▶ _TASK TO CARRY OUT_
Return the listing below in full, with every line exactly as it is.
□ □ □ □ □ □ □
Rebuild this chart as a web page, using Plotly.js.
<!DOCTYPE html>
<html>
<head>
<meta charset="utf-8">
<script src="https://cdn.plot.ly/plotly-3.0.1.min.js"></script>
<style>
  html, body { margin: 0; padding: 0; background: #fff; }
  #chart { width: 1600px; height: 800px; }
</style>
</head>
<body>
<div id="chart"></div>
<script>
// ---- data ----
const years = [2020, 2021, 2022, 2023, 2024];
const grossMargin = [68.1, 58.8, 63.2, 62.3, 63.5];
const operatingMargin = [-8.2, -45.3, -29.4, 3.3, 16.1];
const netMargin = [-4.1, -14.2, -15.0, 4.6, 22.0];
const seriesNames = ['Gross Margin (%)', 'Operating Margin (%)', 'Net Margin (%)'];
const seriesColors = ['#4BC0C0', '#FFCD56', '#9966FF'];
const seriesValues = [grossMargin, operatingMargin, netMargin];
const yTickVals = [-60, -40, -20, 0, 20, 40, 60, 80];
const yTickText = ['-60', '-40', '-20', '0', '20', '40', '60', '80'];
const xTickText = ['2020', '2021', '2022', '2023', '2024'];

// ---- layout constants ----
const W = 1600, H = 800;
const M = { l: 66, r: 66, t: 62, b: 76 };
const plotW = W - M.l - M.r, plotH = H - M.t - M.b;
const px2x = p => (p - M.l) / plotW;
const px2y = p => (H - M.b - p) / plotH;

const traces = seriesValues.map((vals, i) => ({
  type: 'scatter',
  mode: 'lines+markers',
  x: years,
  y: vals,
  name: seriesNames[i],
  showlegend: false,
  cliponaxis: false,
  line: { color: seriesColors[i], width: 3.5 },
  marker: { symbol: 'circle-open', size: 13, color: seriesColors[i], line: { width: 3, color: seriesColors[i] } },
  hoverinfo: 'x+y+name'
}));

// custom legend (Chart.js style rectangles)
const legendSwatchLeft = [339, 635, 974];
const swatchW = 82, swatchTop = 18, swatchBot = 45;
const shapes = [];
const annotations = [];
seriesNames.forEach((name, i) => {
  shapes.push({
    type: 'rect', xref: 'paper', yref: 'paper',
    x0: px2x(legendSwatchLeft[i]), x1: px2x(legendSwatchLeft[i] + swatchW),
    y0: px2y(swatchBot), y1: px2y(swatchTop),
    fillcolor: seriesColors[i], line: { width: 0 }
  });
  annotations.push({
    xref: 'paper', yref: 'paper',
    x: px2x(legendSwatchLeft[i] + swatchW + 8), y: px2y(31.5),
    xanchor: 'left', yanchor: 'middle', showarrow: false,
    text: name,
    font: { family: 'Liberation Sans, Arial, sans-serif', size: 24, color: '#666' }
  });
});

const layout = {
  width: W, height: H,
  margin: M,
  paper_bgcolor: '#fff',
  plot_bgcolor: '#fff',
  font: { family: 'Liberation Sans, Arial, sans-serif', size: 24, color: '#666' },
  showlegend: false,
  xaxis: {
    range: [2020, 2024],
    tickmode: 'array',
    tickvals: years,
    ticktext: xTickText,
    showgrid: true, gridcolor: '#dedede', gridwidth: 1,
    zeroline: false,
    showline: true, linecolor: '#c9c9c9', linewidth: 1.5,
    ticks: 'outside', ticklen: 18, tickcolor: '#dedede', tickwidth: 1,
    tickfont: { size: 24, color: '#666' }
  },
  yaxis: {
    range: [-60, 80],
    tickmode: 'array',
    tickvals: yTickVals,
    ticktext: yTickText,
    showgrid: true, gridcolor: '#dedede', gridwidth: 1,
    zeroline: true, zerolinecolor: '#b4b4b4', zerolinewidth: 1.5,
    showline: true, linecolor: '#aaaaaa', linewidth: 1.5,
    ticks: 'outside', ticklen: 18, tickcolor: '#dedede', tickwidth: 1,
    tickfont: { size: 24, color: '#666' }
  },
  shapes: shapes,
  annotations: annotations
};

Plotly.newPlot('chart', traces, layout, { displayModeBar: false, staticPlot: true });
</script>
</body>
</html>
□ □ □ □ □ □ □
▶ _EXERCISE OUTPUT_
Rebuild this chart as a web page, using Plotly.js.
<!DOCTYPE html>
<html>
<head>
<meta charset="utf-8">
<script src="https://cdn.plot.ly/plotly-3.0.1.min.js"></script>
<style>
  html, body { margin: 0; padding: 0; background: #fff; }
  #chart { width: 1600px; height: 800px; }
</style>
</head>
<body>
<div id="chart"></div>
<script>
// ---- data ----
const years = [2020, 2021, 2022, 2023, 2024];
const grossMargin = [68.1, 58.8, 63.2, 62.3, 63.5];
const operatingMargin = [-8.2, -45.3, -29.4, 3.3, 16.1];
const netMargin = [-4.1, -14.2, -15.0, 4.6, 22.0];
const seriesNames = ['Gross Margin (%)', 'Operating Margin (%)', 'Net Margin (%)'];
const seriesColors = ['#4BC0C0', '#FFCD56', '#9966FF'];
const seriesValues = [grossMargin, operatingMargin, netMargin];
const yTickVals = [-60, -40, -20, 0, 20, 40, 60, 80];
const yTickText = ['-60', '-40', '-20', '0', '20', '40', '60', '80'];
const xTickText = ['2020', '2021', '2022', '2023', '2024'];

// ---- layout constants ----
const W = 1600, H = 800;
const M = { l: 66, r: 66, t: 62, b: 76 };
const plotW = W - M.l - M.r, plotH = H - M.t - M.b;
const px2x = p => (p - M.l) / plotW;
const px2y = p => (H - M.b - p) / plotH;

const traces = seriesValues.map((vals, i) => ({
  type: 'scatter',
  mode: 'lines+markers',
  x: years,
  y: vals,
  name: seriesNames[i],
  showlegend: false,
  cliponaxis: false,
  line: { color: seriesColors[i], width: 3.5 },
  marker: { symbol: 'circle-open', size: 13, color: seriesColors[i], line: { width: 3, color: seriesColors[i] } },
  hoverinfo: 'x+y+name'
}));

// custom legend (Chart.js style rectangles)
const legendSwatchLeft = [339, 635, 974];
const swatchW = 82, swatchTop = 18, swatchBot = 45;
const shapes = [];
const annotations = [];
seriesNames.forEach((name, i) => {
  shapes.push({
    type: 'rect', xref: 'paper', yref: 'paper',
    x0: px2x(legendSwatchLeft[i]), x1: px2x(legendSwatchLeft[i] + swatchW),
    y0: px2y(swatchBot), y1: px2y(swatchTop),
    fillcolor: seriesColors[i], line: { width: 0 }
  });
  annotations.push({
    xref: 'paper', yref: 'paper',
    x: px2x(legendSwatchLeft[i] + swatchW + 8), y: px2y(31.5),
    xanchor: 'left', yanchor: 'middle', showarrow: false,
    text: name,
    font: { family: 'Liberation Sans, Arial, sans-serif', size: 24, color: '#666' }
  });
});

const layout = {
  width: W, height: H,
  margin: M,
  paper_bgcolor: '#fff',
  plot_bgcolor: '#fff',
  font: { family: 'Liberation Sans, Arial, sans-serif', size: 24, color: '#666' },
  showlegend: false,
  xaxis: {
    range: [2020, 2024],
    tickmode: 'array',
    tickvals: years,
    ticktext: xTickText,
    showgrid: true, gridcolor: '#dedede', gridwidth: 1,
    zeroline: false,
    showline: true, linecolor: '#c9c9c9', linewidth: 1.5,
    ticks: 'outside', ticklen: 18, tickcolor: '#dedede', tickwidth: 1,
    tickfont: { size: 24, color: '#666' }
  },
  yaxis: {
    range: [-60, 80],
    tickmode: 'array',
    tickvals: yTickVals,
    ticktext: yTickText,
    showgrid: true, gridcolor: '#dedede', gridwidth: 1,
    zeroline: true, zerolinecolor: '#b4b4b4', zerolinewidth: 1.5,
    showline: true, linecolor: '#aaaaaa', linewidth: 1.5,
    ticks: 'outside', ticklen: 18, tickcolor: '#dedede', tickwidth: 1,
    tickfont: { size: 24, color: '#666' }
  },
  shapes: shapes,
  annotations: annotations
};

Plotly.newPlot('chart', traces, layout, { displayModeBar: false, staticPlot: true });
</script>
</body>
</html>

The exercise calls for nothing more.